Pennsylvania’s overdue state budget moved closer to completion Thursday after Senate Republican leaders summoned their colleagues back to the Capitol to complete work they had held up when budget negotiations with Democratic Gov. Josh Shapiro soured a month ago, but about a billion dollars in spending is still in limbo.
A final signature in the Senate sent the main spending plan to the governor’s desk on Thursday afternoon, allowing millions of dollars to begin flowing to counties and school districts that were preparing to empty out their reserves or consider taking out loans to continue necessary operations. The governor signed but vetoed an education voucher program.
There is still more work to be done to move out the last portion of the entire $45 billion budget, however. The Legislature must write language directing at least $1.1 billion to fund initiatives such as student teaching stipend, student mental health grants, funds to boost some of the state’s poorest school districts and home repair subsidies, according to Senate Republicans. Also in need of legislative action are hundreds of millions of dollars earmarked for state-owned universities.
Majority Leader Sen. Joe Pittman, R-Indiana, said during floor remarks that the outstanding, undirected funds show that “the Legislature holds the power of the purse whenever it comes to determining how taxpayer dollars are spent.”
“This is not a final completed product. This is not a final and complete process,” he said.
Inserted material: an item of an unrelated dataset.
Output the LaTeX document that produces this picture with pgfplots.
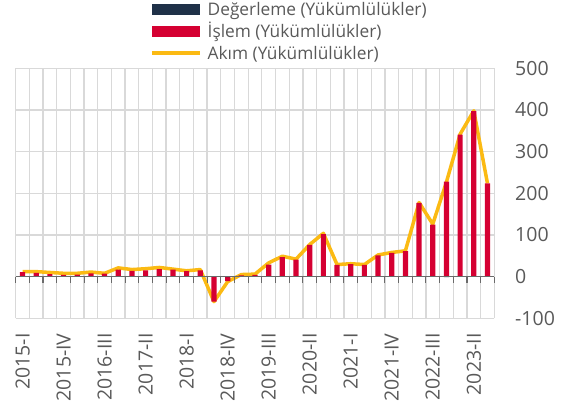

The budget hit a roadblock in early July amid discord over a GOP priority — their proposal to create a $100 million program subsidizing students in the lowest performing districts so they can attend private and religious schools.
Shapiro initially supported the proposal, to the consternation of most Democrats and teachers’ unions. In an attempt avoid an impasse, Shapiro announced that he would veto it. As the Senate convened to send the bill on to him, Pittman implored that Shapiro keep it, but shortly after the budget reached him on Thursday, the governor vetoed that provision.
“Improving and expanding opportunities for children remains a priority for me, and I consider this to be unfinished business all parties must work together on as we move forward,” Shapiro wrote in a veto message.
A spokeswoman for House Democratic leadership said all parties continue to meet, and the chamber will return to session to complete the outstanding pieces needed “as negotiations are finalized.”
Pennsylvania is one of four states that did not complete a budget by the start of the fiscal year, according to data compiled by the National Conference of State Legislatures. Pennsylvania is the only one that does not allow spending to continue automatically.